◆ Listed records
===
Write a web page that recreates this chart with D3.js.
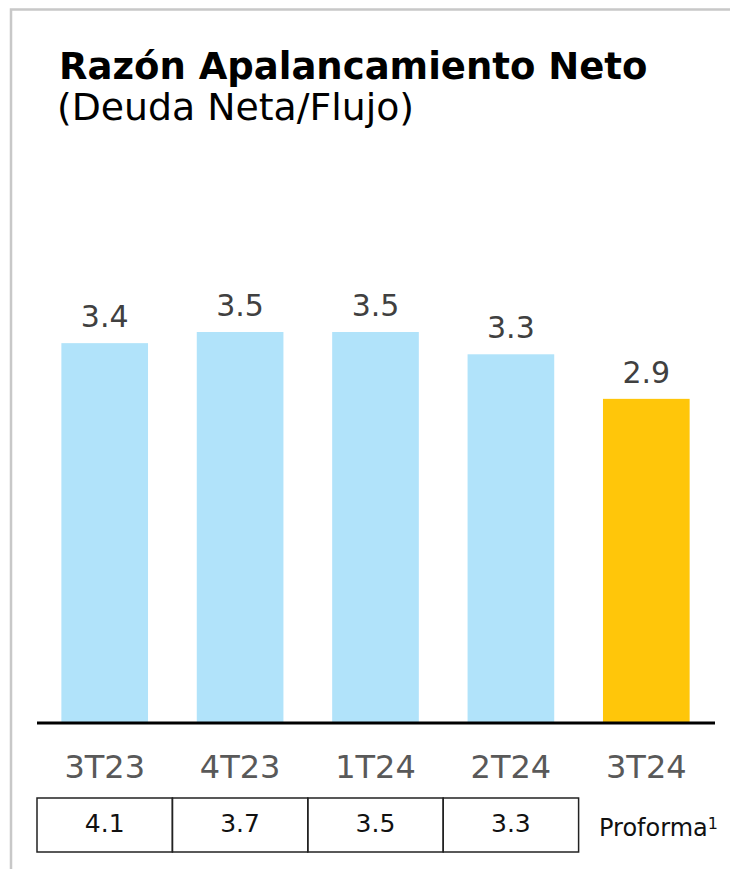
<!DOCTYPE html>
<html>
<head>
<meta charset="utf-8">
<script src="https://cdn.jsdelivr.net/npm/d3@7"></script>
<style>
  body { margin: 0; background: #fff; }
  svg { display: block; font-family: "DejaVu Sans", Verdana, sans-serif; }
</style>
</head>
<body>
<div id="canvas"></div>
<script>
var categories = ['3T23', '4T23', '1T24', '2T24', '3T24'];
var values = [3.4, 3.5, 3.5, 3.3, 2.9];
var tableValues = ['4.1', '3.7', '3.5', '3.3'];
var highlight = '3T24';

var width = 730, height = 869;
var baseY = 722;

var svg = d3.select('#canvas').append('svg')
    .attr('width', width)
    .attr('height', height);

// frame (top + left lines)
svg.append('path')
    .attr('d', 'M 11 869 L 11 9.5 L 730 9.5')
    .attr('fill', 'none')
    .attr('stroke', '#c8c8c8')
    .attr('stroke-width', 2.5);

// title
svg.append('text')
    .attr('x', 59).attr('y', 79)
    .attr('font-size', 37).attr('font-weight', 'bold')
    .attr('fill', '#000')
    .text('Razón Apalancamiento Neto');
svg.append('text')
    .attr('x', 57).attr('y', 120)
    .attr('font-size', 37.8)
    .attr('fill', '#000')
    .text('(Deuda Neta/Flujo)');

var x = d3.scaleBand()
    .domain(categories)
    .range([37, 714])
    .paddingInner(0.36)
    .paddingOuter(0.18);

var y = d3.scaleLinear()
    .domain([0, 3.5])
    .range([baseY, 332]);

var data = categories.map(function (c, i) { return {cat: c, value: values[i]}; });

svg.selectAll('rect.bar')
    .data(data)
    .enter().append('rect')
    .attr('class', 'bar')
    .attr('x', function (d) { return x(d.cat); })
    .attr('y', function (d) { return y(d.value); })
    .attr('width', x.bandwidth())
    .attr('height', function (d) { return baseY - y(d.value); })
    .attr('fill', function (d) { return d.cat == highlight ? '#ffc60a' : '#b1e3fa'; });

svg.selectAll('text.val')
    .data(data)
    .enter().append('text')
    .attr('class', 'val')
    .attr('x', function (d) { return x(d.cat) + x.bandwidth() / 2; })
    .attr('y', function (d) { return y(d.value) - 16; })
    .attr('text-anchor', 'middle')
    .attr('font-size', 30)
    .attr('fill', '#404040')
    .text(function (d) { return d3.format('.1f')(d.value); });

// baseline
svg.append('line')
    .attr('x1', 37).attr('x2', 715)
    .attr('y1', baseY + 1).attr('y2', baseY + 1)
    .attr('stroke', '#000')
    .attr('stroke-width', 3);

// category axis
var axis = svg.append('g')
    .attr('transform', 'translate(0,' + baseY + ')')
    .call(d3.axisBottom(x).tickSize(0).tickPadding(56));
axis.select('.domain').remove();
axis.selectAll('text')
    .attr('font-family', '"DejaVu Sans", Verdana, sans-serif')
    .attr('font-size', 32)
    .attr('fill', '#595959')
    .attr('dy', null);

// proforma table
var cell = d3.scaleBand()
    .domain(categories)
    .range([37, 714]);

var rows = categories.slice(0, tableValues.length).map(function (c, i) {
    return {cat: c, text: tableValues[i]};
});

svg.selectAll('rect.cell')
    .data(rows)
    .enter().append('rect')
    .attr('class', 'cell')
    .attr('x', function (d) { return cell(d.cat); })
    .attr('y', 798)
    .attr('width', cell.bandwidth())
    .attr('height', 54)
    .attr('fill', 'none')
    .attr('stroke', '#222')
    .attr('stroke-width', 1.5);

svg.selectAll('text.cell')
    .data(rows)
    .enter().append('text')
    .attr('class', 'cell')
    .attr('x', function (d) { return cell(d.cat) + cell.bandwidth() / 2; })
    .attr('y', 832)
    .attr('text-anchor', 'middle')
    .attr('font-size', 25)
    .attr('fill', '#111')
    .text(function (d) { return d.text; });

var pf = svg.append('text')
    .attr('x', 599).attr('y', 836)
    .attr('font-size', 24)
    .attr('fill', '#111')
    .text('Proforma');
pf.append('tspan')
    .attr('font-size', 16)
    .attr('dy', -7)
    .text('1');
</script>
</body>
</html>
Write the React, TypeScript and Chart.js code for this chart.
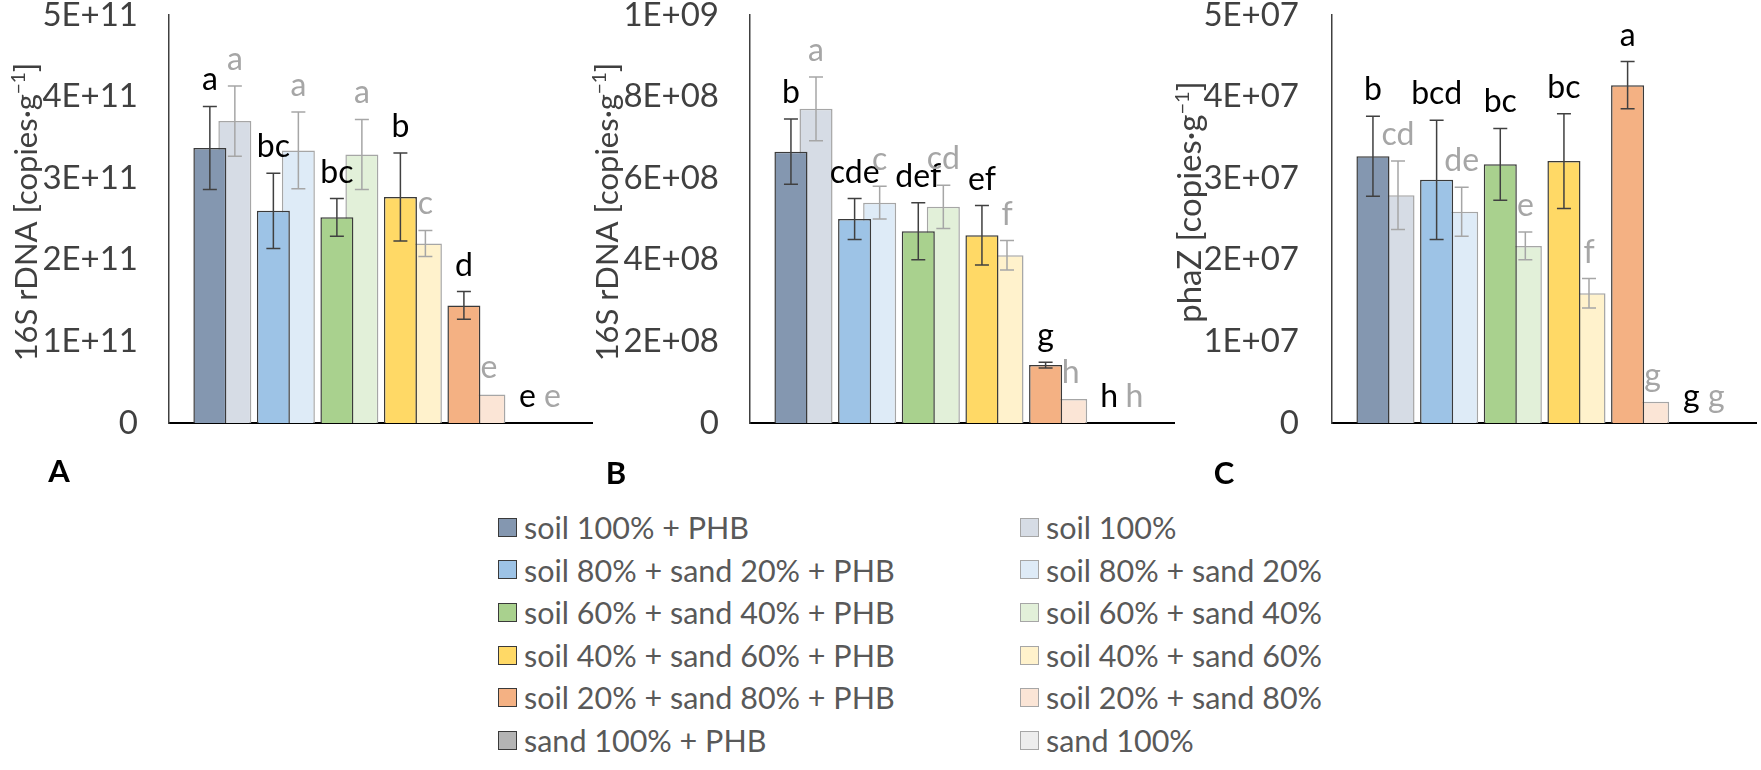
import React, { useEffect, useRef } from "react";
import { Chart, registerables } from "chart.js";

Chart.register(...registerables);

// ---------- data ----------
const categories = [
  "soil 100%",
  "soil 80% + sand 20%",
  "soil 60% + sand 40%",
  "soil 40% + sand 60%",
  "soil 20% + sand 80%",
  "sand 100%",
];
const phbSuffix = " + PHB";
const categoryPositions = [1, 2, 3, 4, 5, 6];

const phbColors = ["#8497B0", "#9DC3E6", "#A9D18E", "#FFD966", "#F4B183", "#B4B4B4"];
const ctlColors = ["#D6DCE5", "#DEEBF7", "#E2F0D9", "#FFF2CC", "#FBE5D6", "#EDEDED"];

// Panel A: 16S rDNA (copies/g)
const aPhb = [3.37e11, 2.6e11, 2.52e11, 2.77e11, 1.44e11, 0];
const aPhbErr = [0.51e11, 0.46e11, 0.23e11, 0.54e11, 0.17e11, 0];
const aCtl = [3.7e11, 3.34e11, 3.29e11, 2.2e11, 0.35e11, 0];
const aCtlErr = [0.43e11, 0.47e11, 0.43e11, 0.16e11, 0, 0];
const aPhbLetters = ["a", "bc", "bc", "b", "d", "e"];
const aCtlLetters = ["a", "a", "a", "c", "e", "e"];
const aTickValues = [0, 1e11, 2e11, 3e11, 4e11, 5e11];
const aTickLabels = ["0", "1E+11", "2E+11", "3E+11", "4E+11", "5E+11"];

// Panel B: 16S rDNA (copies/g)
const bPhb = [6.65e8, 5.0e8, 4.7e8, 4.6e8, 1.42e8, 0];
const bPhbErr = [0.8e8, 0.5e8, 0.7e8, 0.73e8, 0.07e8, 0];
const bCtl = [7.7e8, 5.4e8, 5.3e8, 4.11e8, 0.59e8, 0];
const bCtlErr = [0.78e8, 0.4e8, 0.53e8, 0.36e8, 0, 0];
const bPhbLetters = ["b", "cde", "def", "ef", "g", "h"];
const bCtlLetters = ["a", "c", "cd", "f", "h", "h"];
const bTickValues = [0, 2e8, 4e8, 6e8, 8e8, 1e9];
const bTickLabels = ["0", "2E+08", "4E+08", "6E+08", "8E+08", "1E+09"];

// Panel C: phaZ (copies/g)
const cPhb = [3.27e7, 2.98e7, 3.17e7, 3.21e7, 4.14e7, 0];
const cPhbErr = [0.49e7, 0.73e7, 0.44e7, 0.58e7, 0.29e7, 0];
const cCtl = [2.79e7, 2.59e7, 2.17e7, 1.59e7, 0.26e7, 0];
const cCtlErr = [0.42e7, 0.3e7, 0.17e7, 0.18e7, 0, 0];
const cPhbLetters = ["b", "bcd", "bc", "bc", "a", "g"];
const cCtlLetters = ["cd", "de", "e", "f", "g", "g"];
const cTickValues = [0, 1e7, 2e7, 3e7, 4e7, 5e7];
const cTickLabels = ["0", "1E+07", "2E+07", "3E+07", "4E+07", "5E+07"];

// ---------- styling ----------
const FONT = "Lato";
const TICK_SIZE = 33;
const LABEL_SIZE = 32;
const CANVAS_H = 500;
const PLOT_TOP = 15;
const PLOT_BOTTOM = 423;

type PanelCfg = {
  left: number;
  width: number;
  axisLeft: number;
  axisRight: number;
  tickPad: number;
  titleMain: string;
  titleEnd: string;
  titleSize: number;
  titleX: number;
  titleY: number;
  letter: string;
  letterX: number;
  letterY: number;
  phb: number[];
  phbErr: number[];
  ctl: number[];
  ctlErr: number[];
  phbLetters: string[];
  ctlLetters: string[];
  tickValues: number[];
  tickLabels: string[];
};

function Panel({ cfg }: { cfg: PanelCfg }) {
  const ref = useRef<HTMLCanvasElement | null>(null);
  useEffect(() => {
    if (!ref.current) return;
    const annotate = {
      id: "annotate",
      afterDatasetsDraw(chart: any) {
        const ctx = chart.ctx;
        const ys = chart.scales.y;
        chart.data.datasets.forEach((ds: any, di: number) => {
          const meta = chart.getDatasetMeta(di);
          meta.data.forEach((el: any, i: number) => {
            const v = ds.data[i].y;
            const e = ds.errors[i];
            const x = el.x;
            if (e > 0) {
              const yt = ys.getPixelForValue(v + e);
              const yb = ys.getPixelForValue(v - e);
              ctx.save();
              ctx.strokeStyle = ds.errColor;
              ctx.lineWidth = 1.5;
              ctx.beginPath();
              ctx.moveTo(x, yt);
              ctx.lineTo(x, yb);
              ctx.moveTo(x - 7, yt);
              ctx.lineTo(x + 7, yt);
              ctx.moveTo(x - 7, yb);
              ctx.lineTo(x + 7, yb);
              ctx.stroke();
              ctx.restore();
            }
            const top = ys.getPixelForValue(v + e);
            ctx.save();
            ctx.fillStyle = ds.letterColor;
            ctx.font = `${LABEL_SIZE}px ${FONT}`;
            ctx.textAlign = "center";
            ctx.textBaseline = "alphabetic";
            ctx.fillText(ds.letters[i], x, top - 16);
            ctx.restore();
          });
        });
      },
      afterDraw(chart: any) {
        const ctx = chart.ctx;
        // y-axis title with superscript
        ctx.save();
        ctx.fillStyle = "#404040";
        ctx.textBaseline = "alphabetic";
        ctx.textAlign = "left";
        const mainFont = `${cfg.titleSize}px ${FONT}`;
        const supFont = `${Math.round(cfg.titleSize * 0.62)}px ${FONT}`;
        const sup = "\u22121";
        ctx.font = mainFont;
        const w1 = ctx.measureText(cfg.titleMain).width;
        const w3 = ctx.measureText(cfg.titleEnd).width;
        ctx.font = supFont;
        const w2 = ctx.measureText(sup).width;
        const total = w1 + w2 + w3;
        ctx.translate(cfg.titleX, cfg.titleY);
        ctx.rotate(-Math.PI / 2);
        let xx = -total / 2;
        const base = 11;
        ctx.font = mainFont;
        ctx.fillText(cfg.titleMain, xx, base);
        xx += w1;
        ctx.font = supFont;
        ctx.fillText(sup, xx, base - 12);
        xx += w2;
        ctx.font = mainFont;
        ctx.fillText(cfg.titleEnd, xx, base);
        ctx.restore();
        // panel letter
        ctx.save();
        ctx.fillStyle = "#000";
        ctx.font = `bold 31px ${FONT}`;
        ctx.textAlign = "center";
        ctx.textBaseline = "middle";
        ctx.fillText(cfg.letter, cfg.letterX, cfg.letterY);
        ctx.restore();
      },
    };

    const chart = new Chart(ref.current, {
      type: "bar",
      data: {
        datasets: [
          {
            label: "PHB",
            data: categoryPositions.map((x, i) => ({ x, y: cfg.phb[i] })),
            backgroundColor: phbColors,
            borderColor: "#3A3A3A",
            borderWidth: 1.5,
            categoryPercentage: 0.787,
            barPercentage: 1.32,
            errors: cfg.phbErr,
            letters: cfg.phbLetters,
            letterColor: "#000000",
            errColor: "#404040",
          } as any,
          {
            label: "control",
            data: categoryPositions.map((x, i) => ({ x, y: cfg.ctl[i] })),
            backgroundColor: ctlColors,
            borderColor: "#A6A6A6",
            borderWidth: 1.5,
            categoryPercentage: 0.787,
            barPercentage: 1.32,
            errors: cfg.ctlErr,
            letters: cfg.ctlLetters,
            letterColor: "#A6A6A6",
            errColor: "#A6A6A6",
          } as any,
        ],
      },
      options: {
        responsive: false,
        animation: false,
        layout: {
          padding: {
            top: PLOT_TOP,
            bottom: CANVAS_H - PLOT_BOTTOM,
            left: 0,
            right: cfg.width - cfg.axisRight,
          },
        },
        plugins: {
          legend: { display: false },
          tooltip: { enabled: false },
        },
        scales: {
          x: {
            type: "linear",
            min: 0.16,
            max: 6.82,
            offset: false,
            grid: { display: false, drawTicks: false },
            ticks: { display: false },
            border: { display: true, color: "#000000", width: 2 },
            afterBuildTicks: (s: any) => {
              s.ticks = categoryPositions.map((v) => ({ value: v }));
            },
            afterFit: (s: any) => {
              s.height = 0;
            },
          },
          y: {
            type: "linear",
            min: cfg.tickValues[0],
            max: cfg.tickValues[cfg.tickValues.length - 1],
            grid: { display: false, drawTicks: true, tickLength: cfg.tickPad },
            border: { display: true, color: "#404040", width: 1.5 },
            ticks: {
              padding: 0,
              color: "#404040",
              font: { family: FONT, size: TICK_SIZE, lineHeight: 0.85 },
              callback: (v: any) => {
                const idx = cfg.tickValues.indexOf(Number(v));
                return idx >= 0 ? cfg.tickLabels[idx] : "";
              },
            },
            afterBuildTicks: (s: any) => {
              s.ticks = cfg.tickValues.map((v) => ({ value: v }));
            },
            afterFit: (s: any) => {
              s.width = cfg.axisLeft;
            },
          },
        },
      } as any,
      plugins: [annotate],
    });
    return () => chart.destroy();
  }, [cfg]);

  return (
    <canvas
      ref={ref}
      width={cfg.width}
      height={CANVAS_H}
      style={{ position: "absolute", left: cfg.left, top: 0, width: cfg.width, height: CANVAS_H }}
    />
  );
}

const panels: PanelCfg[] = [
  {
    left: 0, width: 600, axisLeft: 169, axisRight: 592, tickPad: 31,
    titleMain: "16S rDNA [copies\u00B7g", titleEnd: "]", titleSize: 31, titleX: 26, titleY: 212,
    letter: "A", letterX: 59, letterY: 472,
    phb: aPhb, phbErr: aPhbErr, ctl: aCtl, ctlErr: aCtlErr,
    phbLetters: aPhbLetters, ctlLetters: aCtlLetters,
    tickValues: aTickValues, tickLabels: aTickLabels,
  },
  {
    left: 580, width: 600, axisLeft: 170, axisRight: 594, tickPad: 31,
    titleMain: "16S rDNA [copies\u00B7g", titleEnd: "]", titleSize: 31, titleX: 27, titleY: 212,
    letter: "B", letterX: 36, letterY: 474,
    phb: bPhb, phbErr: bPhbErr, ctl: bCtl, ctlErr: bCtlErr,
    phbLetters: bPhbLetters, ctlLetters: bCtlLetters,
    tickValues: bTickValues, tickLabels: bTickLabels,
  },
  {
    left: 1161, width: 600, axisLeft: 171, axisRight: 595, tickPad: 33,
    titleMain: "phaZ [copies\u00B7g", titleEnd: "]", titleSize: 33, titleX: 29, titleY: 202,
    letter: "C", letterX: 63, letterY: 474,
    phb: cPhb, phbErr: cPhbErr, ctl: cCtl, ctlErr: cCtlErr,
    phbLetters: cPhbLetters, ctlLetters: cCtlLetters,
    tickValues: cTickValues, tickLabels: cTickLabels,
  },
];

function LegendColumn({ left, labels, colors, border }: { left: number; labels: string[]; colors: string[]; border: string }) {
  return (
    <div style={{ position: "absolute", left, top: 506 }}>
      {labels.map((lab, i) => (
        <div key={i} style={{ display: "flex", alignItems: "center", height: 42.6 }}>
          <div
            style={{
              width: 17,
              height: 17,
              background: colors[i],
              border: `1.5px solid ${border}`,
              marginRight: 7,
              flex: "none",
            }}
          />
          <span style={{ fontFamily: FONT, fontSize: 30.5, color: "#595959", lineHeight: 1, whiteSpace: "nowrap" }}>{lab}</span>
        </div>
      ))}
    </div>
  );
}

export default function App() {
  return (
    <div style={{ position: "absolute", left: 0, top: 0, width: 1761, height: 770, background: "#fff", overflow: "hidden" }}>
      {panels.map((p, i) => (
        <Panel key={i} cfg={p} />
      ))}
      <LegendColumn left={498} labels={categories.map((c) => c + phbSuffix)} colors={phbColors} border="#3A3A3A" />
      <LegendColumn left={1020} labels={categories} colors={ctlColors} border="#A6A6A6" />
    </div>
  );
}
===
◆ Short task
Keep to the stretch from the line containing "Write the React, TypeScript" through the line containing "const categoryPositions = [1, 2, 3, 4, 5, 6];", both ends included, and copy it exactly from the listing above, minus the pictures.

◆ Written solution
Write the React, TypeScript and Chart.js code for this chart.
import React, { useEffect, useRef } from "react";
import { Chart, registerables } from "chart.js";

Chart.register(...registerables);

// ---------- data ----------
const categories = [
  "soil 100%",
  "soil 80% + sand 20%",
  "soil 60% + sand 40%",
  "soil 40% + sand 60%",
  "soil 20% + sand 80%",
  "sand 100%",
];
const phbSuffix = " + PHB";
const categoryPositions = [1, 2, 3, 4, 5, 6];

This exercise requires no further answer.